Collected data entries
........

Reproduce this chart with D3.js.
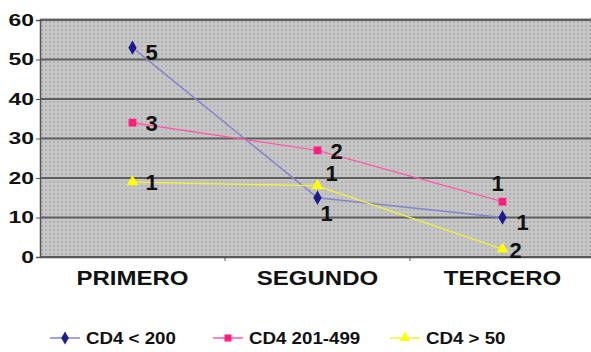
<!DOCTYPE html>
<html>
<head>
<meta charset="utf-8">
<script src="https://cdn.jsdelivr.net/npm/d3@7"></script>
<style>
  html, body { margin: 0; padding: 0; background: #fff; }
  svg { display: block; }
  text { font-family: "Liberation Sans", Arial, sans-serif; fill: #111; }
</style>
</head>
<body>
<svg id="chart" width="591" height="352"></svg>
<script>
// Categories and series
const categories = ["PRIMERO", "SEGUNDO", "TERCERO"];
const seriesNames = ["CD4 < 200", "CD4 201-499", "CD4 > 50"];
const cd4Low = [53, 15, 10];
const cd4Mid = [34, 27, 14];
const cd4High = [19, 18, 2];
// Point labels shown beside each marker
const labelsLow = ["5", "1", "1"];
const labelsMid = ["3", "2", "1"];
const labelsHigh = ["1", "1", "2"];
const yTicks = [0, 10, 20, 30, 40, 50, 60];

const svg = d3.select("#chart");
const plotLeft = 40, plotRight = 595, plotTop = 20, plotBottom = 257;

const x = d3.scaleBand().domain(categories).range([plotLeft, plotRight]);
const y = d3.scaleLinear().domain([0, 60]).range([plotBottom, plotTop]);

// Widen glyphs horizontally by a factor, keeping each text's anchor
function stretch(sel, factor) {
  sel.each(function () {
    const len = this.getComputedTextLength();
    d3.select(this).attr("textLength", len * factor).attr("lengthAdjust", "spacingAndGlyphs");
  });
}

// Dotted grey plot background
const defs = svg.append("defs");
const pat = defs.append("pattern").attr("id", "dots")
  .attr("width", 4).attr("height", 4).attr("patternUnits", "userSpaceOnUse");
pat.append("rect").attr("width", 4).attr("height", 4).attr("fill", "#c6c6c6");
pat.append("rect").attr("x", 1).attr("y", 1).attr("width", 2).attr("height", 2).attr("fill", "#b2b2b2");
const clip = defs.append("clipPath").attr("id", "plotclip");
clip.append("rect").attr("x", plotLeft).attr("y", plotTop - 3)
  .attr("width", plotRight - plotLeft).attr("height", plotBottom - plotTop + 4);

svg.append("rect")
  .attr("x", plotLeft).attr("y", plotTop - 2)
  .attr("width", plotRight - plotLeft).attr("height", plotBottom - plotTop + 3)
  .attr("fill", "url(#dots)");

// Horizontal gridlines
svg.append("g").selectAll("line").data(yTicks).join("line")
  .attr("x1", plotLeft).attr("x2", plotRight)
  .attr("y1", d => y(d)).attr("y2", d => y(d))
  .attr("stroke", "#5e5e5e").attr("stroke-width", 2);

// Y axis
const yAxis = d3.axisLeft(y).tickValues(yTicks).tickSize(4).tickPadding(2);
const gy = svg.append("g").attr("transform", `translate(${plotLeft},0)`).call(yAxis);
gy.select(".domain").attr("stroke", "#555").attr("stroke-width", 1.5);
gy.selectAll(".tick line").attr("stroke", "#555");
gy.selectAll(".tick text")
  .attr("font-size", 17).attr("font-weight", "bold")
  .attr("font-family", "Liberation Sans, Arial, sans-serif")
  .attr("fill", "#111")
  .call(stretch, 1.35);

// X axis
const xAxis = d3.axisBottom(x).tickSize(0).tickPadding(14);
const gx = svg.append("g").attr("transform", `translate(0,${plotBottom})`).call(xAxis);
gx.select(".domain").attr("stroke", "#555").attr("stroke-width", 1.5);
gx.selectAll(".tick text")
  .attr("font-size", 20).attr("font-weight", "bold")
  .attr("font-family", "Liberation Sans, Arial, sans-serif")
  .attr("fill", "#111")
  .call(stretch, 1.2);
// Category separator ticks
svg.append("g").selectAll("line").data(categories.slice(1)).join("line")
  .attr("x1", d => x(d)).attr("x2", d => x(d))
  .attr("y1", plotBottom).attr("y2", plotBottom + 4)
  .attr("stroke", "#555");

const series = [
  { name: seriesNames[0], values: cd4Low, labels: labelsLow, line: "#8484d0", mark: "#1c1c8c", shape: d3.symbolDiamond,
    off: [[19, 5], [9, 16], [20, 5]] },
  { name: seriesNames[1], values: cd4Mid, labels: labelsMid, line: "#ff5aa8", mark: "#ff1f80", shape: d3.symbolSquare,
    off: [[19, 1], [19, 1], [-5, -18]] },
  { name: seriesNames[2], values: cd4High, labels: labelsHigh, line: "#f0f040", mark: "#ffff00", shape: d3.symbolTriangle,
    off: [[19, 1], [14, -12], [13, 1]] }
];

const cx = c => x(c) + x.bandwidth() / 2;
const line = d3.line().x((d, i) => cx(categories[i])).y(d => y(d));

const plot = svg.append("g").attr("clip-path", "url(#plotclip)");
series.forEach(s => {
  plot.append("path").datum(s.values)
    .attr("d", line).attr("fill", "none")
    .attr("stroke", s.line).attr("stroke-width", 1.4);
});
series.forEach(s => {
  plot.append("g").selectAll("path").data(s.values).join("path")
    .attr("transform", (d, i) => `translate(${cx(categories[i])},${y(d)})`)
    .attr("d", d3.symbol().type(s.shape).size(60))
    .attr("fill", s.mark);
  svg.append("g").selectAll("text").data(s.values).join("text")
    .attr("x", (d, i) => cx(categories[i]) + s.off[i][0])
    .attr("y", (d, i) => y(d) + s.off[i][1])
    .attr("text-anchor", "middle").attr("dominant-baseline", "central")
    .attr("font-size", 22).attr("font-weight", "bold")
    .text((d, i) => s.labels[i]);
});

// Legend
const legendX = [50, 213, 390];
const legendY = 338;
series.forEach((s, i) => {
  const g = svg.append("g").attr("transform", `translate(${legendX[i]},${legendY})`);
  g.append("line").attr("x1", 0).attr("x2", 30).attr("y1", 0).attr("y2", 0)
    .attr("stroke", s.line).attr("stroke-width", 1.5);
  g.append("path").attr("transform", "translate(15,0)")
    .attr("d", d3.symbol().type(s.shape).size(50)).attr("fill", s.mark);
  g.append("text").attr("x", 36).attr("y", 0).attr("dominant-baseline", "central")
    .attr("font-size", 17).attr("font-weight", "bold").text(s.name)
    .call(stretch, 1.1);
});
</script>
</body>
</html>
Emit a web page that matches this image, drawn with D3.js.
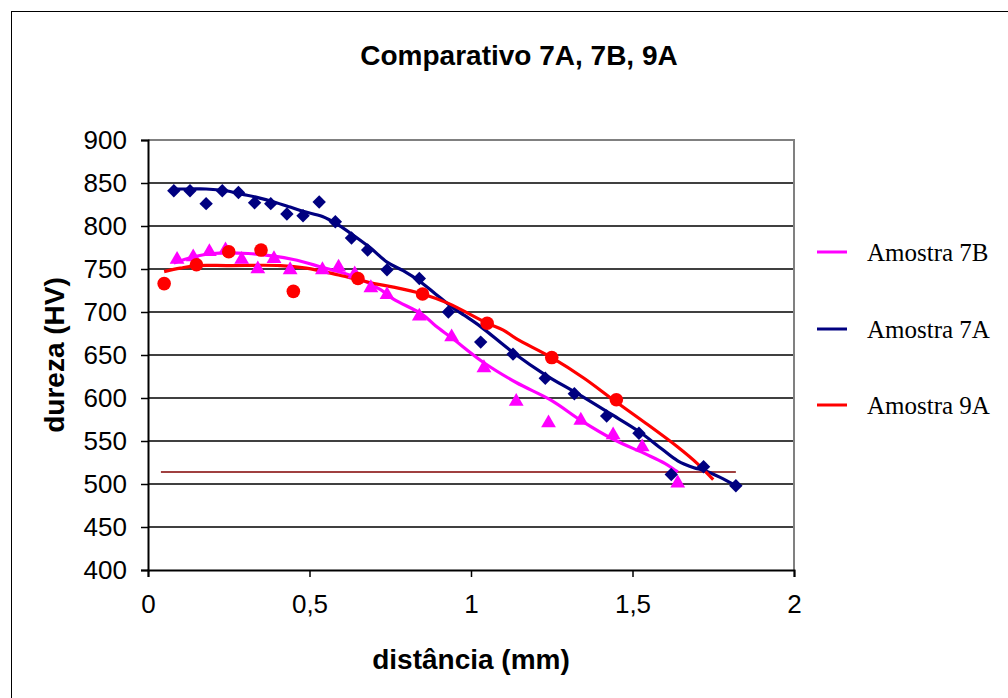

........

# Problem
Print out every entry above without changing a word, and leave out the pictures.

# Result of this task
Reproduce this chart with D3.js.
<!DOCTYPE html>
<html>
<head>
<meta charset="utf-8">
<script src="https://cdn.jsdelivr.net/npm/d3@7"></script>
<style>
  html, body { margin: 0; padding: 0; background: #fff; }
  svg { display: block; }
  text { font-family: "Liberation Sans", Arial, sans-serif; fill: #111; }
</style>
</head>
<body>
<svg id="chart" width="591" height="352"></svg>
<script>
// Categories and series
const categories = ["PRIMERO", "SEGUNDO", "TERCERO"];
const seriesNames = ["CD4 < 200", "CD4 201-499", "CD4 > 50"];
const cd4Low = [53, 15, 10];
const cd4Mid = [34, 27, 14];
const cd4High = [19, 18, 2];
// Point labels shown beside each marker
const labelsLow = ["5", "1", "1"];
const labelsMid = ["3", "2", "1"];
const labelsHigh = ["1", "1", "2"];
const yTicks = [0, 10, 20, 30, 40, 50, 60];

const svg = d3.select("#chart");
const plotLeft = 40, plotRight = 595, plotTop = 20, plotBottom = 257;

const x = d3.scaleBand().domain(categories).range([plotLeft, plotRight]);
const y = d3.scaleLinear().domain([0, 60]).range([plotBottom, plotTop]);

// Widen glyphs horizontally by a factor, keeping each text's anchor
function stretch(sel, factor) {
  sel.each(function () {
    const len = this.getComputedTextLength();
    d3.select(this).attr("textLength", len * factor).attr("lengthAdjust", "spacingAndGlyphs");
  });
}

// Dotted grey plot background
const defs = svg.append("defs");
const pat = defs.append("pattern").attr("id", "dots")
  .attr("width", 4).attr("height", 4).attr("patternUnits", "userSpaceOnUse");
pat.append("rect").attr("width", 4).attr("height", 4).attr("fill", "#c6c6c6");
pat.append("rect").attr("x", 1).attr("y", 1).attr("width", 2).attr("height", 2).attr("fill", "#b2b2b2");
const clip = defs.append("clipPath").attr("id", "plotclip");
clip.append("rect").attr("x", plotLeft).attr("y", plotTop - 3)
  .attr("width", plotRight - plotLeft).attr("height", plotBottom - plotTop + 4);

svg.append("rect")
  .attr("x", plotLeft).attr("y", plotTop - 2)
  .attr("width", plotRight - plotLeft).attr("height", plotBottom - plotTop + 3)
  .attr("fill", "url(#dots)");

// Horizontal gridlines
svg.append("g").selectAll("line").data(yTicks).join("line")
  .attr("x1", plotLeft).attr("x2", plotRight)
  .attr("y1", d => y(d)).attr("y2", d => y(d))
  .attr("stroke", "#5e5e5e").attr("stroke-width", 2);

// Y axis
const yAxis = d3.axisLeft(y).tickValues(yTicks).tickSize(4).tickPadding(2);
const gy = svg.append("g").attr("transform", `translate(${plotLeft},0)`).call(yAxis);
gy.select(".domain").attr("stroke", "#555").attr("stroke-width", 1.5);
gy.selectAll(".tick line").attr("stroke", "#555");
gy.selectAll(".tick text")
  .attr("font-size", 17).attr("font-weight", "bold")
  .attr("font-family", "Liberation Sans, Arial, sans-serif")
  .attr("fill", "#111")
  .call(stretch, 1.35);

// X axis
const xAxis = d3.axisBottom(x).tickSize(0).tickPadding(14);
const gx = svg.append("g").attr("transform", `translate(0,${plotBottom})`).call(xAxis);
gx.select(".domain").attr("stroke", "#555").attr("stroke-width", 1.5);
gx.selectAll(".tick text")
  .attr("font-size", 20).attr("font-weight", "bold")
  .attr("font-family", "Liberation Sans, Arial, sans-serif")
  .attr("fill", "#111")
  .call(stretch, 1.2);
// Category separator ticks
svg.append("g").selectAll("line").data(categories.slice(1)).join("line")
  .attr("x1", d => x(d)).attr("x2", d => x(d))
  .attr("y1", plotBottom).attr("y2", plotBottom + 4)
  .attr("stroke", "#555");

const series = [
  { name: seriesNames[0], values: cd4Low, labels: labelsLow, line: "#8484d0", mark: "#1c1c8c", shape: d3.symbolDiamond,
    off: [[19, 5], [9, 16], [20, 5]] },
  { name: seriesNames[1], values: cd4Mid, labels: labelsMid, line: "#ff5aa8", mark: "#ff1f80", shape: d3.symbolSquare,
    off: [[19, 1], [19, 1], [-5, -18]] },
  { name: seriesNames[2], values: cd4High, labels: labelsHigh, line: "#f0f040", mark: "#ffff00", shape: d3.symbolTriangle,
    off: [[19, 1], [14, -12], [13, 1]] }
];

const cx = c => x(c) + x.bandwidth() / 2;
const line = d3.line().x((d, i) => cx(categories[i])).y(d => y(d));

const plot = svg.append("g").attr("clip-path", "url(#plotclip)");
series.forEach(s => {
  plot.append("path").datum(s.values)
    .attr("d", line).attr("fill", "none")
    .attr("stroke", s.line).attr("stroke-width", 1.4);
});
series.forEach(s => {
  plot.append("g").selectAll("path").data(s.values).join("path")
    .attr("transform", (d, i) => `translate(${cx(categories[i])},${y(d)})`)
    .attr("d", d3.symbol().type(s.shape).size(60))
    .attr("fill", s.mark);
  svg.append("g").selectAll("text").data(s.values).join("text")
    .attr("x", (d, i) => cx(categories[i]) + s.off[i][0])
    .attr("y", (d, i) => y(d) + s.off[i][1])
    .attr("text-anchor", "middle").attr("dominant-baseline", "central")
    .attr("font-size", 22).attr("font-weight", "bold")
    .text((d, i) => s.labels[i]);
});

// Legend
const legendX = [50, 213, 390];
const legendY = 338;
series.forEach((s, i) => {
  const g = svg.append("g").attr("transform", `translate(${legendX[i]},${legendY})`);
  g.append("line").attr("x1", 0).attr("x2", 30).attr("y1", 0).attr("y2", 0)
    .attr("stroke", s.line).attr("stroke-width", 1.5);
  g.append("path").attr("transform", "translate(15,0)")
    .attr("d", d3.symbol().type(s.shape).size(50)).attr("fill", s.mark);
  g.append("text").attr("x", 36).attr("y", 0).attr("dominant-baseline", "central")
    .attr("font-size", 17).attr("font-weight", "bold").text(s.name)
    .call(stretch, 1.1);
});
</script>
</body>
</html>
Emit a web page that matches this image, drawn with D3.js.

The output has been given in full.